▸ SUPPLIED INFORMATION:
◆ ◆ ◆ ◆ ◆ ◆ ◆
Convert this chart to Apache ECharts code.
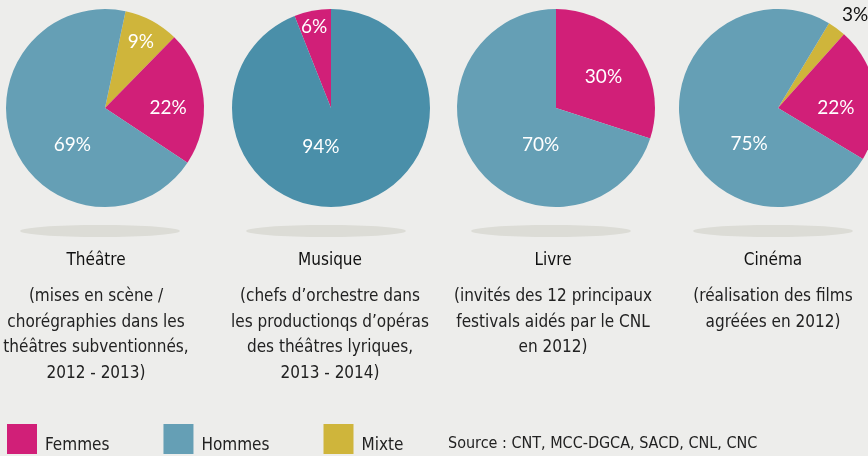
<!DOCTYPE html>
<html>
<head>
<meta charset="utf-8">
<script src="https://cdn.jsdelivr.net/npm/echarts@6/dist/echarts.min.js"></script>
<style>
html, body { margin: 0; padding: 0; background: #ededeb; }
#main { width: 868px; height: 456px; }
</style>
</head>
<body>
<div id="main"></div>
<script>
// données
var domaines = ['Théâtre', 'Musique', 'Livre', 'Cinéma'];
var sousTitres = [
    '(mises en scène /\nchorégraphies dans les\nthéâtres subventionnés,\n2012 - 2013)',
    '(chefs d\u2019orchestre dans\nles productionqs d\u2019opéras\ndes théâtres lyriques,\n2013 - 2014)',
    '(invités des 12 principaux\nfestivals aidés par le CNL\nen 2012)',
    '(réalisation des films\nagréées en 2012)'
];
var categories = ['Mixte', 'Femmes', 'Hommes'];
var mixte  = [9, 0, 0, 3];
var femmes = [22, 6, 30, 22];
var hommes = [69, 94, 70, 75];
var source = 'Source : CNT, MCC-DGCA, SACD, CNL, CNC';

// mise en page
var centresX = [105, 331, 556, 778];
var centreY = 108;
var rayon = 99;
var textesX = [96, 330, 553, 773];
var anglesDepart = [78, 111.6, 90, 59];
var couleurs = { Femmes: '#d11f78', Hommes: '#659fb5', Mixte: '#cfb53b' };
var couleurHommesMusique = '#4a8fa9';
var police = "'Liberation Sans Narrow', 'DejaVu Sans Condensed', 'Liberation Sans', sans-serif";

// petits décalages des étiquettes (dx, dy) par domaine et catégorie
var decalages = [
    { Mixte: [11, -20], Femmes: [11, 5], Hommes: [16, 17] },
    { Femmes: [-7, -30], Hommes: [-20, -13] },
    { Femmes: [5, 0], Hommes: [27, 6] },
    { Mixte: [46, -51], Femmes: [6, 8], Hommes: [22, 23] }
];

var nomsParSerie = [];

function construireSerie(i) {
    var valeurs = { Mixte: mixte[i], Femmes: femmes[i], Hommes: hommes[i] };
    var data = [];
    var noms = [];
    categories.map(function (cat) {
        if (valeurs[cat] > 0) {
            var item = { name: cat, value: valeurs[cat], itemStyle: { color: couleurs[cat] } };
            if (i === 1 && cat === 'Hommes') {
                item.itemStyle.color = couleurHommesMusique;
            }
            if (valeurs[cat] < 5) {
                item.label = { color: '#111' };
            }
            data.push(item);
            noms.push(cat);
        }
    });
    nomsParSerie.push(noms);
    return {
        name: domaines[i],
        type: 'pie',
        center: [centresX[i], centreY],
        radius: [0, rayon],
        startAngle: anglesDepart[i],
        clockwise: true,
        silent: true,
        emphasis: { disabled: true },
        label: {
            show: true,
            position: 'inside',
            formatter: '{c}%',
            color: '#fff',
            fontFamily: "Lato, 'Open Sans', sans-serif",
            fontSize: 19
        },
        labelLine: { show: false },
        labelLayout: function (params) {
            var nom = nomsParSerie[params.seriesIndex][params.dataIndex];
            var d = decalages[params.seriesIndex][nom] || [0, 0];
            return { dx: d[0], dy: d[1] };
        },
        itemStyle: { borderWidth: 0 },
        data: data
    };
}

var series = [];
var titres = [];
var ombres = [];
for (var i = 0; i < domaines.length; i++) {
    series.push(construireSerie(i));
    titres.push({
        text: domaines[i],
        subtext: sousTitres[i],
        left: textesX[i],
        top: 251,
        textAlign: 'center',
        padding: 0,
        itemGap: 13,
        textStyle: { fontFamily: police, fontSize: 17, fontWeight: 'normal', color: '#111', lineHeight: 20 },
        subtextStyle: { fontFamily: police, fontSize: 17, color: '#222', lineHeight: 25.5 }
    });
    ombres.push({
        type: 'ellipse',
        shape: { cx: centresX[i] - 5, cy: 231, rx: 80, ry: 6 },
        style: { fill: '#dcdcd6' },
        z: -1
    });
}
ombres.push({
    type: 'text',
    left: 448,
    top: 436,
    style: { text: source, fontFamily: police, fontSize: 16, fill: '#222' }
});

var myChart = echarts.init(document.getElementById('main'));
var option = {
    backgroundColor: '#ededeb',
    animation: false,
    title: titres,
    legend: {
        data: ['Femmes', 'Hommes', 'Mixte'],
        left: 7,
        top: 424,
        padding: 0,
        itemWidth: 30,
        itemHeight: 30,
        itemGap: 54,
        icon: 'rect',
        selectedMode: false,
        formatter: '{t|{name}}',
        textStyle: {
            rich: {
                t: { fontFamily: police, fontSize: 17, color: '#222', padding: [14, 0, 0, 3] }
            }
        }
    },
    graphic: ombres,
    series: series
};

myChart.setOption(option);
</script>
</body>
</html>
◆ ◆ ◆ ◆ ◆ ◆ ◆
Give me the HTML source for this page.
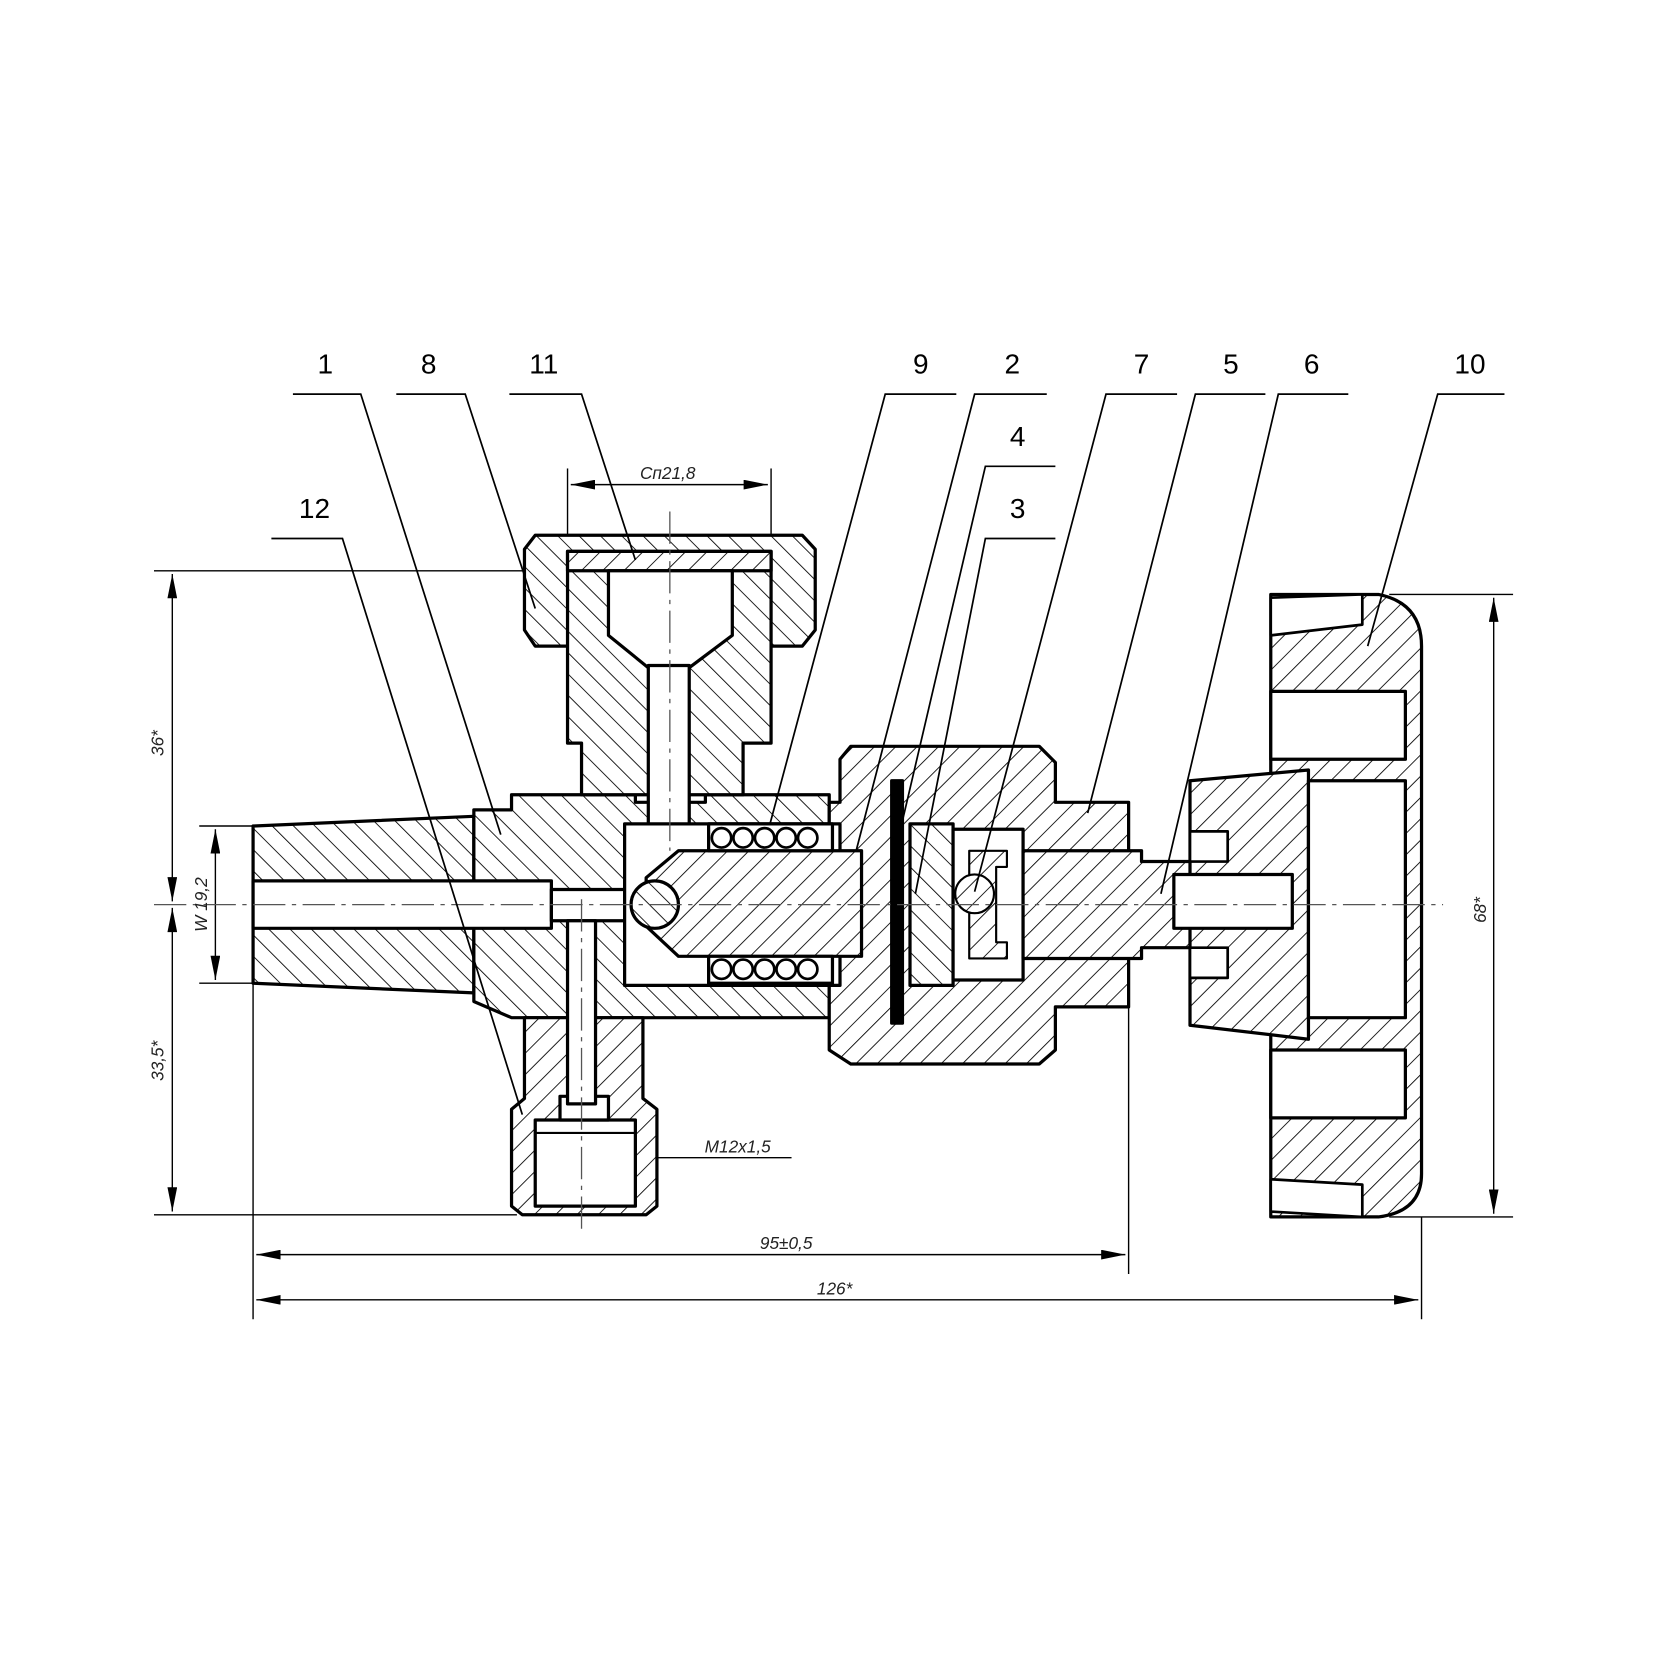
◆ ◆ ◆ ◆ ◆ ◆ ◆
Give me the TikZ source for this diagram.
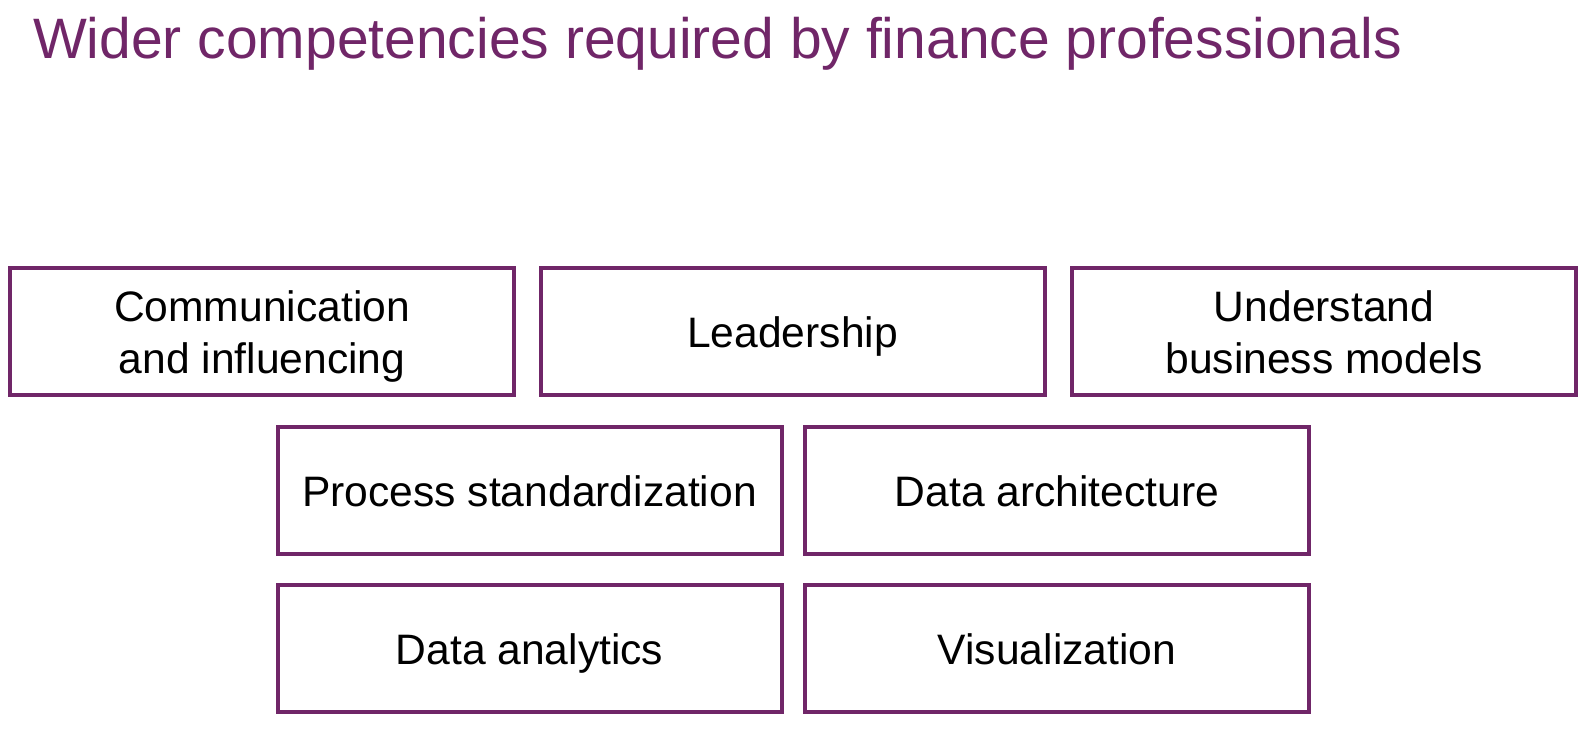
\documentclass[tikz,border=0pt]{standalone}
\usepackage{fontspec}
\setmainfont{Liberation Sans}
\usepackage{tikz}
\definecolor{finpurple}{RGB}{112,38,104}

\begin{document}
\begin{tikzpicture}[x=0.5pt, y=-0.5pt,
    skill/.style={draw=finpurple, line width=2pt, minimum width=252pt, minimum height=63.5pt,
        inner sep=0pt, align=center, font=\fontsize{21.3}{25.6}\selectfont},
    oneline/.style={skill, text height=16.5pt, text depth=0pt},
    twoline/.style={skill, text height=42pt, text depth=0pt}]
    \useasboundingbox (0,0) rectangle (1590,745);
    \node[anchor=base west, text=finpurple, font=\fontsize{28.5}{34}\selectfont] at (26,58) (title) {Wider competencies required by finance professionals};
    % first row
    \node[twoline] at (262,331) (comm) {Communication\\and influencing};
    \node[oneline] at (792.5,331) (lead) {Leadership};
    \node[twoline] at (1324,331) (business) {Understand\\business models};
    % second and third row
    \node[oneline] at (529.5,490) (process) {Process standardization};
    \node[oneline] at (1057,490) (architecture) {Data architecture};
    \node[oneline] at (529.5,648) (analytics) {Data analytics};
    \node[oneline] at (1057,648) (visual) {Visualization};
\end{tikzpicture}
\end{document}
◆ ◆ ◆ ◆ ◆ ◆ ◆
▸ TASK STATEMENT: All lines above from the one containing "Convert this chart to Apache ECharts code." through the one containing "var nomsParSerie = [];" are to be quoted exactly, and only those; pictures are left out.

▸ WRITTEN SOLUTION:
Convert this chart to Apache ECharts code.
<!DOCTYPE html>
<html>
<head>
<meta charset="utf-8">
<script src="https://cdn.jsdelivr.net/npm/echarts@6/dist/echarts.min.js"></script>
<style>
html, body { margin: 0; padding: 0; background: #ededeb; }
#main { width: 868px; height: 456px; }
</style>
</head>
<body>
<div id="main"></div>
<script>
// données
var domaines = ['Théâtre', 'Musique', 'Livre', 'Cinéma'];
var sousTitres = [
    '(mises en scène /\nchorégraphies dans les\nthéâtres subventionnés,\n2012 - 2013)',
    '(chefs d\u2019orchestre dans\nles productionqs d\u2019opéras\ndes théâtres lyriques,\n2013 - 2014)',
    '(invités des 12 principaux\nfestivals aidés par le CNL\nen 2012)',
    '(réalisation des films\nagréées en 2012)'
];
var categories = ['Mixte', 'Femmes', 'Hommes'];
var mixte  = [9, 0, 0, 3];
var femmes = [22, 6, 30, 22];
var hommes = [69, 94, 70, 75];
var source = 'Source : CNT, MCC-DGCA, SACD, CNL, CNC';

// mise en page
var centresX = [105, 331, 556, 778];
var centreY = 108;
var rayon = 99;
var textesX = [96, 330, 553, 773];
var anglesDepart = [78, 111.6, 90, 59];
var couleurs = { Femmes: '#d11f78', Hommes: '#659fb5', Mixte: '#cfb53b' };
var couleurHommesMusique = '#4a8fa9';
var police = "'Liberation Sans Narrow', 'DejaVu Sans Condensed', 'Liberation Sans', sans-serif";

// petits décalages des étiquettes (dx, dy) par domaine et catégorie
var decalages = [
    { Mixte: [11, -20], Femmes: [11, 5], Hommes: [16, 17] },
    { Femmes: [-7, -30], Hommes: [-20, -13] },
    { Femmes: [5, 0], Hommes: [27, 6] },
    { Mixte: [46, -51], Femmes: [6, 8], Hommes: [22, 23] }
];

var nomsParSerie = [];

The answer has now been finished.